§ SOURCE MATERIAL
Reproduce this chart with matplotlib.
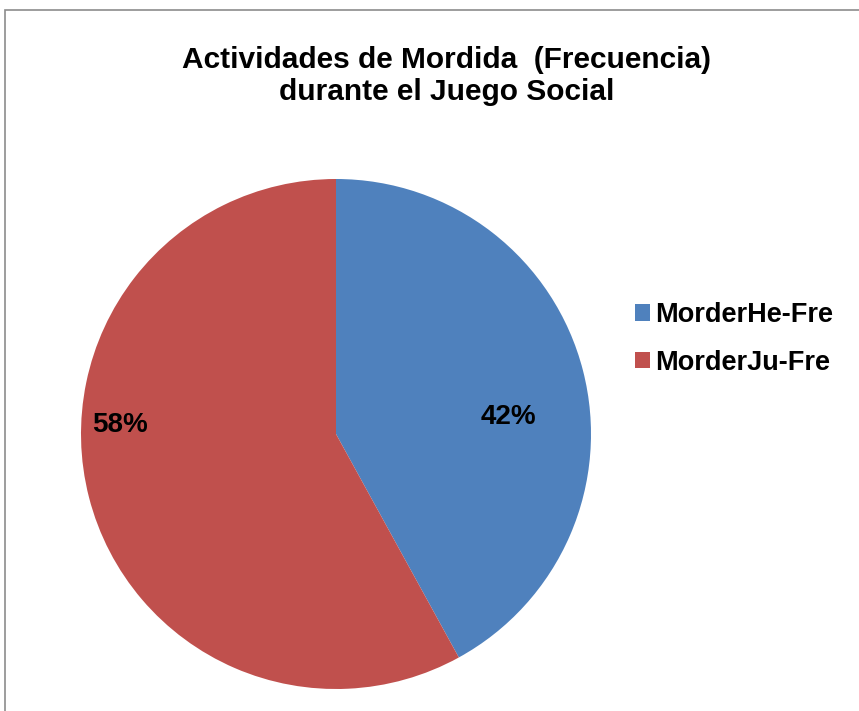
import matplotlib
matplotlib.use("Agg")
import matplotlib.pyplot as plt
from matplotlib.patches import Rectangle

labels = ["MorderHe-Fre", "MorderJu-Fre"]
values = [42, 58]
colors = ["#4F81BD", "#C0504D"]
title = "Actividades de Mordida  (Frecuencia)\ndurante el Juego Social"

W, H = 859, 711
fig = plt.figure(figsize=(W / 100, H / 100), dpi=100)
fig.patch.set_facecolor("white")

# outer chart frame
fig.add_artist(Rectangle((5 / W, -0.05), 1.2, 1 - 10 / H + 0.05, transform=fig.transFigure,
                         fill=False, edgecolor="#8c8c8c", linewidth=1.2))

cx, cy, r = 336, 434, 255
ax = fig.add_axes([(cx - r) / W, 1 - (cy + r) / H, 2 * r / W, 2 * r / H])
wedges, texts, autotexts = ax.pie(values, colors=colors, startangle=90, counterclock=False,
                                  autopct="%1.0f%%", pctdistance=0.7,
                                  wedgeprops=dict(edgecolor="none"),
                                  textprops=dict(fontsize=20, fontweight="bold",
                                                 family="Liberation Sans", color="black"))
ax.set_aspect("equal")
ax.set_xlim(-1, 1)
ax.set_ylim(-1, 1)
# label positions
autotexts[0].set_position(((508 - cx) / r, (cy - 417) / r))
autotexts[1].set_position(((120 - cx) / r, (cy - 425) / r))

fig.text(447 / W, 1 - 76 / H, title, ha="center", va="center", fontsize=21.5,
         fontweight="bold", family="Liberation Sans", linespacing=1.15)

leg = fig.legend(wedges, labels, loc="center left", bbox_to_anchor=(635 / W, 1 - 339 / H),
                 frameon=False, prop=dict(family="Liberation Sans", weight="bold", size=19.5),
                 handlelength=0.55, handleheight=0.55, handletextpad=0.2, labelspacing=0.8,
                 borderaxespad=0, borderpad=0)

fig.savefig("out.png", dpi=100)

§ WRITTEN PROBLEM
Pictures are excluded; extract exactly the lines from the start of the data through the line that holds "borderaxespad=0, borderpad=0)", both ends included.

§ TASK SOLUTION
Reproduce this chart with matplotlib.
import matplotlib
matplotlib.use("Agg")
import matplotlib.pyplot as plt
from matplotlib.patches import Rectangle

labels = ["MorderHe-Fre", "MorderJu-Fre"]
values = [42, 58]
colors = ["#4F81BD", "#C0504D"]
title = "Actividades de Mordida  (Frecuencia)\ndurante el Juego Social"

W, H = 859, 711
fig = plt.figure(figsize=(W / 100, H / 100), dpi=100)
fig.patch.set_facecolor("white")

# outer chart frame
fig.add_artist(Rectangle((5 / W, -0.05), 1.2, 1 - 10 / H + 0.05, transform=fig.transFigure,
                         fill=False, edgecolor="#8c8c8c", linewidth=1.2))

cx, cy, r = 336, 434, 255
ax = fig.add_axes([(cx - r) / W, 1 - (cy + r) / H, 2 * r / W, 2 * r / H])
wedges, texts, autotexts = ax.pie(values, colors=colors, startangle=90, counterclock=False,
                                  autopct="%1.0f%%", pctdistance=0.7,
                                  wedgeprops=dict(edgecolor="none"),
                                  textprops=dict(fontsize=20, fontweight="bold",
                                                 family="Liberation Sans", color="black"))
ax.set_aspect("equal")
ax.set_xlim(-1, 1)
ax.set_ylim(-1, 1)
# label positions
autotexts[0].set_position(((508 - cx) / r, (cy - 417) / r))
autotexts[1].set_position(((120 - cx) / r, (cy - 425) / r))

fig.text(447 / W, 1 - 76 / H, title, ha="center", va="center", fontsize=21.5,
         fontweight="bold", family="Liberation Sans", linespacing=1.15)

leg = fig.legend(wedges, labels, loc="center left", bbox_to_anchor=(635 / W, 1 - 339 / H),
                 frameon=False, prop=dict(family="Liberation Sans", weight="bold", size=19.5),
                 handlelength=0.55, handleheight=0.55, handletextpad=0.2, labelspacing=0.8,
                 borderaxespad=0, borderpad=0)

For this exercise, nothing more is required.